PROBLEM DETAILS
Every line below should be copied exactly; drop the pictures.

>>>

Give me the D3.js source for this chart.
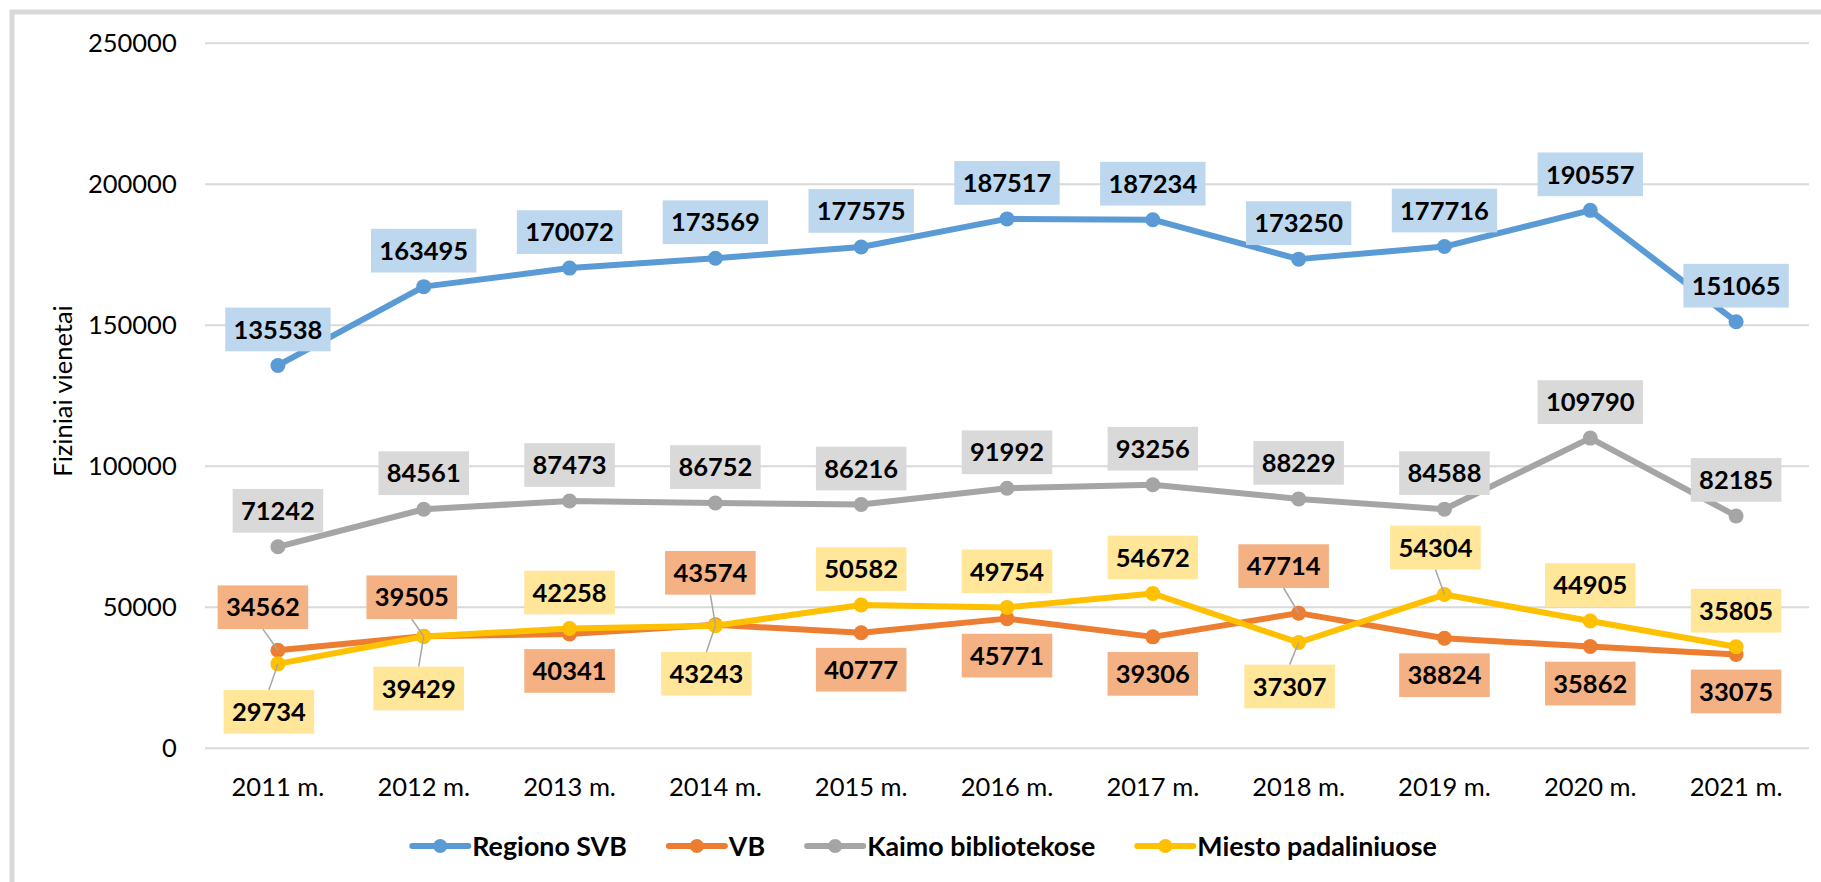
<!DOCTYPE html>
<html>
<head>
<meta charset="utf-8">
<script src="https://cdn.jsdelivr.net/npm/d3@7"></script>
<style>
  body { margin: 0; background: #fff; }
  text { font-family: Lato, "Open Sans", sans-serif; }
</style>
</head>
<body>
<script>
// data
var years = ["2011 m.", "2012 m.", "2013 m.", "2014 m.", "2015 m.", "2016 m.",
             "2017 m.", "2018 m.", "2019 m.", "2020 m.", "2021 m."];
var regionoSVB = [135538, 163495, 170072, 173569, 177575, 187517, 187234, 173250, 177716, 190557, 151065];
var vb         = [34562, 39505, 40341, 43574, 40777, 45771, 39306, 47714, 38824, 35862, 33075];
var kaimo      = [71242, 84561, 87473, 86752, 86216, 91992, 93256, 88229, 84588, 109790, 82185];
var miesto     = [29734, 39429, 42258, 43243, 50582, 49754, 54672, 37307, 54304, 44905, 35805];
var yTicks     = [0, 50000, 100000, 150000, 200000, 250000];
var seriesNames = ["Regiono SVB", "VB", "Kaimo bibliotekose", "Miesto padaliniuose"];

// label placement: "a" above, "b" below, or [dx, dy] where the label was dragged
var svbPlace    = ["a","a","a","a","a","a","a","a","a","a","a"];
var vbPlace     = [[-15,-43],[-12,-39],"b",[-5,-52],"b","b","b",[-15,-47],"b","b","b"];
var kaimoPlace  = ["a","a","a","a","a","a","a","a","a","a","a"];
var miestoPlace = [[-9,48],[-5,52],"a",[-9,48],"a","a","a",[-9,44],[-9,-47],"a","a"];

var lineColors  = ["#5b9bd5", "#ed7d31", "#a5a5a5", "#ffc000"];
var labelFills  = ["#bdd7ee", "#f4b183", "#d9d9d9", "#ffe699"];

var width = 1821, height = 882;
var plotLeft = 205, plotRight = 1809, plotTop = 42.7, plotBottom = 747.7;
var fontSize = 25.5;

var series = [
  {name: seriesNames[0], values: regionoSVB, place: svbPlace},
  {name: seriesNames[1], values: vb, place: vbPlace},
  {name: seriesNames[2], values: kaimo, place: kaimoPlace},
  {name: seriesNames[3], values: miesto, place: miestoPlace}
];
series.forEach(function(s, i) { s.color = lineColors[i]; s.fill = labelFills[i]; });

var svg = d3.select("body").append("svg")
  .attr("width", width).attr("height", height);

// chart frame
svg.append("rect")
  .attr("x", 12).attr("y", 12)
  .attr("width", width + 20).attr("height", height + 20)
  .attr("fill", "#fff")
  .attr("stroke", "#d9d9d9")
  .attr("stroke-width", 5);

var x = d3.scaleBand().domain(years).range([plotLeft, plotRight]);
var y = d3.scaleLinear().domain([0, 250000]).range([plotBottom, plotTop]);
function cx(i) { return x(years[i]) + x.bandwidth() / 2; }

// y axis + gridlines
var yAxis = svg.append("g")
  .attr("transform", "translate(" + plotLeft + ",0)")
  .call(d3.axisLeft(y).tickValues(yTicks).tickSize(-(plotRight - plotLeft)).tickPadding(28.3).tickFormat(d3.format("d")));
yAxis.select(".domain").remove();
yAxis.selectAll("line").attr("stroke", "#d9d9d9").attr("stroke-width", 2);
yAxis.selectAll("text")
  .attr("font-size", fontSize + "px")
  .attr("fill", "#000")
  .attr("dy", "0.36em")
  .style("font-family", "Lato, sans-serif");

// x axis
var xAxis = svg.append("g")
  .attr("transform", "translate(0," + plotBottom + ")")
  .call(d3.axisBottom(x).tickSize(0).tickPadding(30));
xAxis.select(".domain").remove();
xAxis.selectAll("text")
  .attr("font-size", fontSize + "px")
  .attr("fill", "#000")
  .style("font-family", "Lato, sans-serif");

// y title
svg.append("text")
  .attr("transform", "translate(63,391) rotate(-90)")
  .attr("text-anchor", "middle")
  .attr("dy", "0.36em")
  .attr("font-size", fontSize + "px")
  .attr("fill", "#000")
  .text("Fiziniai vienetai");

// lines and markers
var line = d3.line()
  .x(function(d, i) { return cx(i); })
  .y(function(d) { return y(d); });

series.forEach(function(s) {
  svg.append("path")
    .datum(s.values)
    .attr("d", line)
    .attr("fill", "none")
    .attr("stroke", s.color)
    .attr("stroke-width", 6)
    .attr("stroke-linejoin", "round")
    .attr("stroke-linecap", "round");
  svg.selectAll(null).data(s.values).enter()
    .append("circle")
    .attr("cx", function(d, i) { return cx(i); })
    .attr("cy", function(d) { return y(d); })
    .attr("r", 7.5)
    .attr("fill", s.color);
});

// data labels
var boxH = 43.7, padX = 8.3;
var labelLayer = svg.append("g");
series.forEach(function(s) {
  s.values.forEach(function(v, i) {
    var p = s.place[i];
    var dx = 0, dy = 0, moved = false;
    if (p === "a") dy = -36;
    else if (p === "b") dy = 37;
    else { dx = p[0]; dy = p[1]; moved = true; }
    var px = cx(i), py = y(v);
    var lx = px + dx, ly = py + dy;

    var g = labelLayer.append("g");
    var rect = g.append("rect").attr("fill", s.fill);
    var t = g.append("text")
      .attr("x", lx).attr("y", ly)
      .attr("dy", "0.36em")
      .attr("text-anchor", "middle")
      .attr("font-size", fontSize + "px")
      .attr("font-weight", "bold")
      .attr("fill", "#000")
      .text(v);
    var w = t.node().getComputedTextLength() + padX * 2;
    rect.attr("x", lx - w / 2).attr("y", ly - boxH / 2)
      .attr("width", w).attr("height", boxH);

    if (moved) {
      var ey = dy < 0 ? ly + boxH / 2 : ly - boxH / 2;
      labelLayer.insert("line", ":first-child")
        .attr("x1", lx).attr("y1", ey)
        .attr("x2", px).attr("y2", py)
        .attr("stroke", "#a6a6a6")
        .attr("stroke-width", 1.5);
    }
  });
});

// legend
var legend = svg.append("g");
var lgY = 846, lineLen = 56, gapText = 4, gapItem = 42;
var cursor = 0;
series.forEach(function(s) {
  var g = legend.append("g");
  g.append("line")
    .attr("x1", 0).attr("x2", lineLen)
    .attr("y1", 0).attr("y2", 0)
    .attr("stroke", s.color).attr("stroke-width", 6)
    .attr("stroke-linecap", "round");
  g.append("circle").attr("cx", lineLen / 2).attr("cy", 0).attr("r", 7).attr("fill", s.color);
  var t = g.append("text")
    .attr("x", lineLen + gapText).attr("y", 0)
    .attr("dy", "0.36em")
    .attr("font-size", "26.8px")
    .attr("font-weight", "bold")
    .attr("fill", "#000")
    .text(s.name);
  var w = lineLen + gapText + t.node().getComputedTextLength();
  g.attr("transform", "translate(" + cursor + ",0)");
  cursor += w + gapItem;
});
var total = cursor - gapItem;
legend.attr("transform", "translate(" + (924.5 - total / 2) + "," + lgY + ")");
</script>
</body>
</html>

<<<

RESPONSE
Give me the D3.js source for this chart.
<!DOCTYPE html>
<html>
<head>
<meta charset="utf-8">
<script src="https://cdn.jsdelivr.net/npm/d3@7"></script>
<style>
  body { margin: 0; background: #fff; }
  text { font-family: Lato, "Open Sans", sans-serif; }
</style>
</head>
<body>
<script>
// data
var years = ["2011 m.", "2012 m.", "2013 m.", "2014 m.", "2015 m.", "2016 m.",
             "2017 m.", "2018 m.", "2019 m.", "2020 m.", "2021 m."];
var regionoSVB = [135538, 163495, 170072, 173569, 177575, 187517, 187234, 173250, 177716, 190557, 151065];
var vb         = [34562, 39505, 40341, 43574, 40777, 45771, 39306, 47714, 38824, 35862, 33075];
var kaimo      = [71242, 84561, 87473, 86752, 86216, 91992, 93256, 88229, 84588, 109790, 82185];
var miesto     = [29734, 39429, 42258, 43243, 50582, 49754, 54672, 37307, 54304, 44905, 35805];
var yTicks     = [0, 50000, 100000, 150000, 200000, 250000];
var seriesNames = ["Regiono SVB", "VB", "Kaimo bibliotekose", "Miesto padaliniuose"];

// label placement: "a" above, "b" below, or [dx, dy] where the label was dragged
var svbPlace    = ["a","a","a","a","a","a","a","a","a","a","a"];
var vbPlace     = [[-15,-43],[-12,-39],"b",[-5,-52],"b","b","b",[-15,-47],"b","b","b"];
var kaimoPlace  = ["a","a","a","a","a","a","a","a","a","a","a"];
var miestoPlace = [[-9,48],[-5,52],"a",[-9,48],"a","a","a",[-9,44],[-9,-47],"a","a"];

var lineColors  = ["#5b9bd5", "#ed7d31", "#a5a5a5", "#ffc000"];
var labelFills  = ["#bdd7ee", "#f4b183", "#d9d9d9", "#ffe699"];

var width = 1821, height = 882;
var plotLeft = 205, plotRight = 1809, plotTop = 42.7, plotBottom = 747.7;
var fontSize = 25.5;

var series = [
  {name: seriesNames[0], values: regionoSVB, place: svbPlace},
  {name: seriesNames[1], values: vb, place: vbPlace},
  {name: seriesNames[2], values: kaimo, place: kaimoPlace},
  {name: seriesNames[3], values: miesto, place: miestoPlace}
];
series.forEach(function(s, i) { s.color = lineColors[i]; s.fill = labelFills[i]; });

var svg = d3.select("body").append("svg")
  .attr("width", width).attr("height", height);

// chart frame
svg.append("rect")
  .attr("x", 12).attr("y", 12)
  .attr("width", width + 20).attr("height", height + 20)
  .attr("fill", "#fff")
  .attr("stroke", "#d9d9d9")
  .attr("stroke-width", 5);

var x = d3.scaleBand().domain(years).range([plotLeft, plotRight]);
var y = d3.scaleLinear().domain([0, 250000]).range([plotBottom, plotTop]);
function cx(i) { return x(years[i]) + x.bandwidth() / 2; }

// y axis + gridlines
var yAxis = svg.append("g")
  .attr("transform", "translate(" + plotLeft + ",0)")
  .call(d3.axisLeft(y).tickValues(yTicks).tickSize(-(plotRight - plotLeft)).tickPadding(28.3).tickFormat(d3.format("d")));
yAxis.select(".domain").remove();
yAxis.selectAll("line").attr("stroke", "#d9d9d9").attr("stroke-width", 2);
yAxis.selectAll("text")
  .attr("font-size", fontSize + "px")
  .attr("fill", "#000")
  .attr("dy", "0.36em")
  .style("font-family", "Lato, sans-serif");

// x axis
var xAxis = svg.append("g")
  .attr("transform", "translate(0," + plotBottom + ")")
  .call(d3.axisBottom(x).tickSize(0).tickPadding(30));
xAxis.select(".domain").remove();
xAxis.selectAll("text")
  .attr("font-size", fontSize + "px")
  .attr("fill", "#000")
  .style("font-family", "Lato, sans-serif");

// y title
svg.append("text")
  .attr("transform", "translate(63,391) rotate(-90)")
  .attr("text-anchor", "middle")
  .attr("dy", "0.36em")
  .attr("font-size", fontSize + "px")
  .attr("fill", "#000")
  .text("Fiziniai vienetai");

// lines and markers
var line = d3.line()
  .x(function(d, i) { return cx(i); })
  .y(function(d) { return y(d); });

series.forEach(function(s) {
  svg.append("path")
    .datum(s.values)
    .attr("d", line)
    .attr("fill", "none")
    .attr("stroke", s.color)
    .attr("stroke-width", 6)
    .attr("stroke-linejoin", "round")
    .attr("stroke-linecap", "round");
  svg.selectAll(null).data(s.values).enter()
    .append("circle")
    .attr("cx", function(d, i) { return cx(i); })
    .attr("cy", function(d) { return y(d); })
    .attr("r", 7.5)
    .attr("fill", s.color);
});

// data labels
var boxH = 43.7, padX = 8.3;
var labelLayer = svg.append("g");
series.forEach(function(s) {
  s.values.forEach(function(v, i) {
    var p = s.place[i];
    var dx = 0, dy = 0, moved = false;
    if (p === "a") dy = -36;
    else if (p === "b") dy = 37;
    else { dx = p[0]; dy = p[1]; moved = true; }
    var px = cx(i), py = y(v);
    var lx = px + dx, ly = py + dy;

    var g = labelLayer.append("g");
    var rect = g.append("rect").attr("fill", s.fill);
    var t = g.append("text")
      .attr("x", lx).attr("y", ly)
      .attr("dy", "0.36em")
      .attr("text-anchor", "middle")
      .attr("font-size", fontSize + "px")
      .attr("font-weight", "bold")
      .attr("fill", "#000")
      .text(v);
    var w = t.node().getComputedTextLength() + padX * 2;
    rect.attr("x", lx - w / 2).attr("y", ly - boxH / 2)
      .attr("width", w).attr("height", boxH);

    if (moved) {
      var ey = dy < 0 ? ly + boxH / 2 : ly - boxH / 2;
      labelLayer.insert("line", ":first-child")
        .attr("x1", lx).attr("y1", ey)
        .attr("x2", px).attr("y2", py)
        .attr("stroke", "#a6a6a6")
        .attr("stroke-width", 1.5);
    }
  });
});

// legend
var legend = svg.append("g");
var lgY = 846, lineLen = 56, gapText = 4, gapItem = 42;
var cursor = 0;
series.forEach(function(s) {
  var g = legend.append("g");
  g.append("line")
    .attr("x1", 0).attr("x2", lineLen)
    .attr("y1", 0).attr("y2", 0)
    .attr("stroke", s.color).attr("stroke-width", 6)
    .attr("stroke-linecap", "round");
  g.append("circle").attr("cx", lineLen / 2).attr("cy", 0).attr("r", 7).attr("fill", s.color);
  var t = g.append("text")
    .attr("x", lineLen + gapText).attr("y", 0)
    .attr("dy", "0.36em")
    .attr("font-size", "26.8px")
    .attr("font-weight", "bold")
    .attr("fill", "#000")
    .text(s.name);
  var w = lineLen + gapText + t.node().getComputedTextLength();
  g.attr("transform", "translate(" + cursor + ",0)");
  cursor += w + gapItem;
});
var total = cursor - gapItem;
legend.attr("transform", "translate(" + (924.5 - total / 2) + "," + lgY + ")");
</script>
</body>
</html>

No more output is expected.